START

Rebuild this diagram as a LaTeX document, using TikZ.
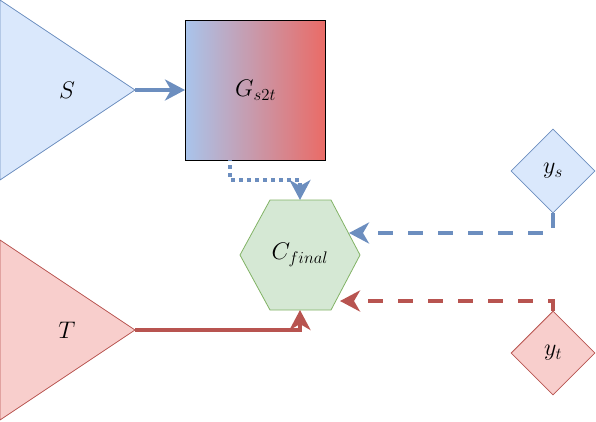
\RequirePackage{fix-cm}
\documentclass[tikz,border=0pt]{standalone}
\usepackage{amsmath}
\usepackage{tikz}
\usetikzlibrary{shapes.geometric, arrows.meta}
\definecolor{bluefill}{HTML}{DAE8FC}
\definecolor{blueline}{HTML}{6C8EBF}
\definecolor{redfill}{HTML}{F8CECC}
\definecolor{redline}{HTML}{B85450}
\definecolor{greenfill}{HTML}{D5E8D4}
\definecolor{greenline}{HTML}{82B366}
\definecolor{gradleft}{HTML}{A9C4EB}
\definecolor{gradright}{HTML}{EA6B66}
\tikzstyle{arrow} = [line width=4pt,-{Stealth[length=20pt,width=21pt,inset=6pt]}]
\tikzstyle{txt} = [font=\fontsize{24}{29}\selectfont]
\tikzstyle{gen} = [draw=black, line width=1pt, left color=gradleft, right color=gradright, minimum width=140pt, minimum height=140pt, inner sep=0pt, txt]
\tikzstyle{srclabel} = [diamond, draw=blueline, fill=bluefill, line width=0.8pt, minimum width=84pt, minimum height=84pt, inner sep=0pt, txt]
\tikzstyle{tgtlabel} = [diamond, draw=redline, fill=redfill, line width=0.8pt, minimum width=84pt, minimum height=84pt, inner sep=0pt, txt]

\begin{document}
\begin{tikzpicture}[x=1pt,y=-1pt]
\useasboundingbox (0,0) rectangle (596,421);

\draw[blueline, fill=bluefill, line width=0.8pt] (0,0) -- (135,90) -- (0,180) -- cycle;
\node[txt] (S) at (67,90) {$S$};
\coordinate (Sout) at (135,90);

\draw[redline, fill=redfill, line width=0.8pt] (0,240) -- (135,330) -- (0,420) -- cycle;
\node[txt] (T) at (67,330) {$T$};
\coordinate (Tout) at (135,330);

\node[gen] (G) at (255.5,90) {$G_{s2t}$};
\coordinate (Gout) at (230,160);

\draw[greenline, fill=greenfill, line width=0.8pt] (240,255) -- (270,200) -- (331,200) -- (360,255) -- (331,310) -- (270,310) -- cycle;
\node[txt] (C) at (300,255) {$C_{final}$};
\coordinate (Cin1) at (300,200);
\coordinate (Cin2) at (349,233);
\coordinate (Cin3) at (340,301);
\coordinate (Cin4) at (300,310);

\node[srclabel] (ys) at (553,171) {$y_s$};
\node[tgtlabel] (yt) at (553,353) {$y_t$};

\draw[arrow, blueline] (Sout) -- (G);
\draw[arrow, blueline, dash pattern=on 4pt off 4pt, dash phase=3pt] (Gout) -- ++(0,20) -| (Cin1);
\draw[arrow, blueline, dash pattern=on 15pt off 15pt] (ys.south) |- (Cin2);
\draw[arrow, redline, dash pattern=on 15pt off 15pt] (yt.north) |- (Cin3);
\draw[arrow, redline] (Tout) -| (Cin4);
\end{tikzpicture}
\end{document}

END

Print the full listing exactly, dropping the pictures.

Rebuild this diagram as a LaTeX document, using TikZ.
\RequirePackage{fix-cm}
\documentclass[tikz,border=0pt]{standalone}
\usepackage{amsmath}
\usepackage{tikz}
\usetikzlibrary{shapes.geometric, arrows.meta}
\definecolor{bluefill}{HTML}{DAE8FC}
\definecolor{blueline}{HTML}{6C8EBF}
\definecolor{redfill}{HTML}{F8CECC}
\definecolor{redline}{HTML}{B85450}
\definecolor{greenfill}{HTML}{D5E8D4}
\definecolor{greenline}{HTML}{82B366}
\definecolor{gradleft}{HTML}{A9C4EB}
\definecolor{gradright}{HTML}{EA6B66}
\tikzstyle{arrow} = [line width=4pt,-{Stealth[length=20pt,width=21pt,inset=6pt]}]
\tikzstyle{txt} = [font=\fontsize{24}{29}\selectfont]
\tikzstyle{gen} = [draw=black, line width=1pt, left color=gradleft, right color=gradright, minimum width=140pt, minimum height=140pt, inner sep=0pt, txt]
\tikzstyle{srclabel} = [diamond, draw=blueline, fill=bluefill, line width=0.8pt, minimum width=84pt, minimum height=84pt, inner sep=0pt, txt]
\tikzstyle{tgtlabel} = [diamond, draw=redline, fill=redfill, line width=0.8pt, minimum width=84pt, minimum height=84pt, inner sep=0pt, txt]

\begin{document}
\begin{tikzpicture}[x=1pt,y=-1pt]
\useasboundingbox (0,0) rectangle (596,421);

\draw[blueline, fill=bluefill, line width=0.8pt] (0,0) -- (135,90) -- (0,180) -- cycle;
\node[txt] (S) at (67,90) {$S$};
\coordinate (Sout) at (135,90);

\draw[redline, fill=redfill, line width=0.8pt] (0,240) -- (135,330) -- (0,420) -- cycle;
\node[txt] (T) at (67,330) {$T$};
\coordinate (Tout) at (135,330);

\node[gen] (G) at (255.5,90) {$G_{s2t}$};
\coordinate (Gout) at (230,160);

\draw[greenline, fill=greenfill, line width=0.8pt] (240,255) -- (270,200) -- (331,200) -- (360,255) -- (331,310) -- (270,310) -- cycle;
\node[txt] (C) at (300,255) {$C_{final}$};
\coordinate (Cin1) at (300,200);
\coordinate (Cin2) at (349,233);
\coordinate (Cin3) at (340,301);
\coordinate (Cin4) at (300,310);

\node[srclabel] (ys) at (553,171) {$y_s$};
\node[tgtlabel] (yt) at (553,353) {$y_t$};

\draw[arrow, blueline] (Sout) -- (G);
\draw[arrow, blueline, dash pattern=on 4pt off 4pt, dash phase=3pt] (Gout) -- ++(0,20) -| (Cin1);
\draw[arrow, blueline, dash pattern=on 15pt off 15pt] (ys.south) |- (Cin2);
\draw[arrow, redline, dash pattern=on 15pt off 15pt] (yt.north) |- (Cin3);
\draw[arrow, redline] (Tout) -| (Cin4);
\end{tikzpicture}
\end{document}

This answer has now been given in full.